Superoscillation: from physics to optical applications

The resolution of conventional optical elements and systems has long been perceived to satisfy the classic Rayleigh criterion. Paramount efforts have been made to develop different types of superresolution techniques to achieve optical resolution down to several nanometres, such as by using evanescent waves, fluorescence labelling, and postprocessing. Superresolution imaging techniques, which are noncontact, far field and label free, are highly desirable but challenging to implement. The concept of superoscillation offers an alternative route to optical superresolution and enables the engineering of focal spots and point-spread functions of arbitrarily small size without theoretical limitations. This paper reviews recent developments in optical superoscillation technologies, design approaches, methods of characterizing superoscillatory optical fields, and applications in noncontact, far-field and label-free superresolution microscopy. This work may promote the wider adoption and application of optical superresolution across different wave types and application domains. Using superoscillations in light for superresolution imagery Researchers are getting closer to achieving ‘superresolution’ images by employing localized high-amplitude oscillations in light waves.
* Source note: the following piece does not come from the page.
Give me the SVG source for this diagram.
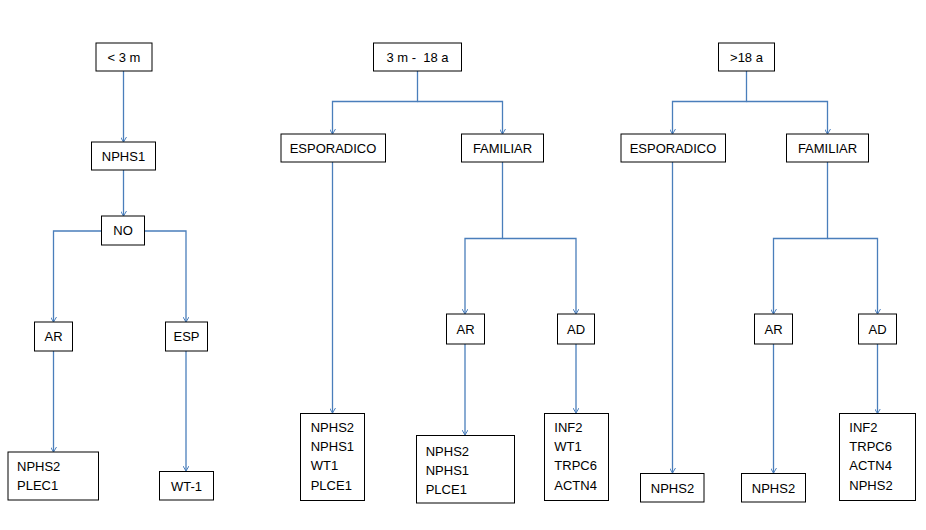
<svg xmlns="http://www.w3.org/2000/svg" width="926" height="530" viewBox="0 0 926 530">
<style>
.box{fill:#fff;stroke:#000;stroke-width:1}
.t{font-family:"Liberation Sans",Arial,sans-serif;font-size:13px;fill:#000}
.c{text-anchor:middle}
.ln{fill:none;stroke:#4A7EBB;stroke-width:1.3}
</style>
<defs>
<marker id="ah" viewBox="0 0 5 6" refX="5" refY="3" markerWidth="5" markerHeight="6" markerUnits="userSpaceOnUse" orient="auto">
<path d="M0,0 L5,3 L0,6" fill="none" stroke="#4A7EBB" stroke-width="1"/>
</marker>
</defs>
<rect width="926" height="530" fill="#fff"/>
<g id="connectors">
<path class="ln" d="M123.5,71 V142" marker-end="url(#ah)"/>
<path class="ln" d="M123.5,170 V216" marker-end="url(#ah)"/>
<path class="ln" d="M101,231 H53.5 V322" marker-end="url(#ah)"/>
<path class="ln" d="M144,231 H186 V322" marker-end="url(#ah)"/>
<path class="ln" d="M53.5,351 V452" marker-end="url(#ah)"/>
<path class="ln" d="M186,351 V471" marker-end="url(#ah)"/>
<path class="ln" d="M417.5,71 V101.5 H332.5 V134" marker-end="url(#ah)"/>
<path class="ln" d="M417.5,101.5 H502.5 V134" marker-end="url(#ah)"/>
<path class="ln" d="M332.5,162 V413" marker-end="url(#ah)"/>
<path class="ln" d="M502.5,162 V238.5 H465 V314" marker-end="url(#ah)"/>
<path class="ln" d="M502.5,238.5 H576 V314" marker-end="url(#ah)"/>
<path class="ln" d="M465,344 V435" marker-end="url(#ah)"/>
<path class="ln" d="M576,344 V413" marker-end="url(#ah)"/>
<path class="ln" d="M746.5,71 V101.5 H672.5 V134" marker-end="url(#ah)"/>
<path class="ln" d="M746.5,101.5 H827.5 V134" marker-end="url(#ah)"/>
<path class="ln" d="M672.5,162 V473" marker-end="url(#ah)"/>
<path class="ln" d="M827.5,162 V238.5 H773.5 V314" marker-end="url(#ah)"/>
<path class="ln" d="M827.5,238.5 H877.5 V314" marker-end="url(#ah)"/>
<path class="ln" d="M773.5,344 V473" marker-end="url(#ah)"/>
<path class="ln" d="M877.5,344 V413.5" marker-end="url(#ah)"/>
</g>
<g id="n_lt3m"><rect class="box" x="96" y="43" width="56" height="28"/><text class="t c" x="124" y="61.5">&lt; 3 m</text></g>
<g id="n_nphs1"><rect class="box" x="91.5" y="142" width="64" height="28"/><text class="t c" x="123.5" y="160.5">NPHS1</text></g>
<g id="n_no"><rect class="box" x="101.5" y="216" width="43" height="29"/><text class="t c" x="123" y="235">NO</text></g>
<g id="n_ar1"><rect class="box" x="34.5" y="322" width="38" height="29"/><text class="t c" x="53.5" y="341">AR</text></g>
<g id="n_esp1"><rect class="box" x="165.5" y="322" width="42" height="29"/><text class="t c" x="186.5" y="341">ESP</text></g>
<g id="n_res1"><rect class="box" x="8" y="452" width="90.5" height="48"/><text class="t" x="17" y="470.7">NPHS2</text><text class="t" x="17" y="490">PLEC1</text></g>
<g id="n_wt1"><rect class="box" x="159.5" y="471.5" width="54" height="28.5"/><text class="t c" x="186.5" y="490.5">WT-1</text></g>
<g id="n_3m18a"><rect class="box" x="373.5" y="43" width="88" height="28"/><text class="t c" x="417.5" y="61.5" xml:space="preserve">3 m -  18 a</text></g>
<g id="n_esp2"><rect class="box" x="281" y="134" width="104.5" height="28"/><text class="t c" x="333" y="152.5">ESPORADICO</text></g>
<g id="n_fam2"><rect class="box" x="461.5" y="134" width="82" height="28"/><text class="t c" x="502.5" y="152.5">FAMILIAR</text></g>
<g id="n_ar2"><rect class="box" x="446.5" y="314" width="38" height="30"/><text class="t c" x="465.5" y="333.5">AR</text></g>
<g id="n_ad2"><rect class="box" x="557.5" y="314" width="37" height="30"/><text class="t c" x="576" y="333.5">AD</text></g>
<g id="n_res2"><rect class="box" x="300.5" y="413.5" width="64" height="87"/><text class="t" x="310.7" y="431.7">NPHS2</text><text class="t" x="310.7" y="451">NPHS1</text><text class="t" x="310.7" y="470.3">WT1</text><text class="t" x="310.7" y="489.7">PLCE1</text></g>
<g id="n_res3"><rect class="box" x="416.5" y="435.5" width="98" height="67.5"/><text class="t" x="425.7" y="455.7">NPHS2</text><text class="t" x="425.7" y="475">NPHS1</text><text class="t" x="425.7" y="494.3">PLCE1</text></g>
<g id="n_res4"><rect class="box" x="544.5" y="413.5" width="64" height="87"/><text class="t" x="554.3" y="431.7">INF2</text><text class="t" x="554.3" y="451">WT1</text><text class="t" x="554.3" y="470.3">TRPC6</text><text class="t" x="554.3" y="489.7">ACTN4</text></g>
<g id="n_gt18a"><rect class="box" x="718.5" y="43" width="56" height="28"/><text class="t c" x="746.5" y="61.5">&gt;18 a</text></g>
<g id="n_esp3"><rect class="box" x="621" y="134" width="104.5" height="28"/><text class="t c" x="673" y="152.5">ESPORADICO</text></g>
<g id="n_fam3"><rect class="box" x="786.5" y="134" width="82" height="28"/><text class="t c" x="827.5" y="152.5">FAMILIAR</text></g>
<g id="n_ar3"><rect class="box" x="754.5" y="314" width="38" height="30"/><text class="t c" x="773.5" y="333.5">AR</text></g>
<g id="n_ad3"><rect class="box" x="858.5" y="314" width="38" height="30"/><text class="t c" x="877.5" y="333.5">AD</text></g>
<g id="n_res5"><rect class="box" x="640.5" y="473.5" width="63.5" height="28.5"/><text class="t c" x="672.5" y="492.5">NPHS2</text></g>
<g id="n_res6"><rect class="box" x="741.5" y="473.5" width="64" height="28.5"/><text class="t c" x="773.5" y="492.5">NPHS2</text></g>
<g id="n_res7"><rect class="box" x="839.5" y="413.5" width="76" height="87"/><text class="t" x="849.3" y="431.7">INF2</text><text class="t" x="849.3" y="451">TRPC6</text><text class="t" x="849.3" y="470.3">ACTN4</text><text class="t" x="849.3" y="489.7">NPHS2</text></g>
</svg>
Cheng-Wei Qiu of the National University of Singapore and colleagues in China reviewed developments in optical ‘superoscillation’ technologies, which aim to overcome current limitations in superresolution techniques requiring contact with the observed object, the use of fluorescent labels, or viewing that is restricted to the near-field of a lens. Superoscillation is a mathematical phenomenon in which a light wave contains local frequencies that are large in amplitude. Optical systems employing this phenomenon could improve the ability to distinguish two tiny objects separated by nanoscale-length distances. Recent developments show potential for applications in telescopes, microscopy, and ultrahigh density optical data storage. Improving the design of superoscillatory lenses could overcome challenges in efficiently focusing more of the incident optical energy.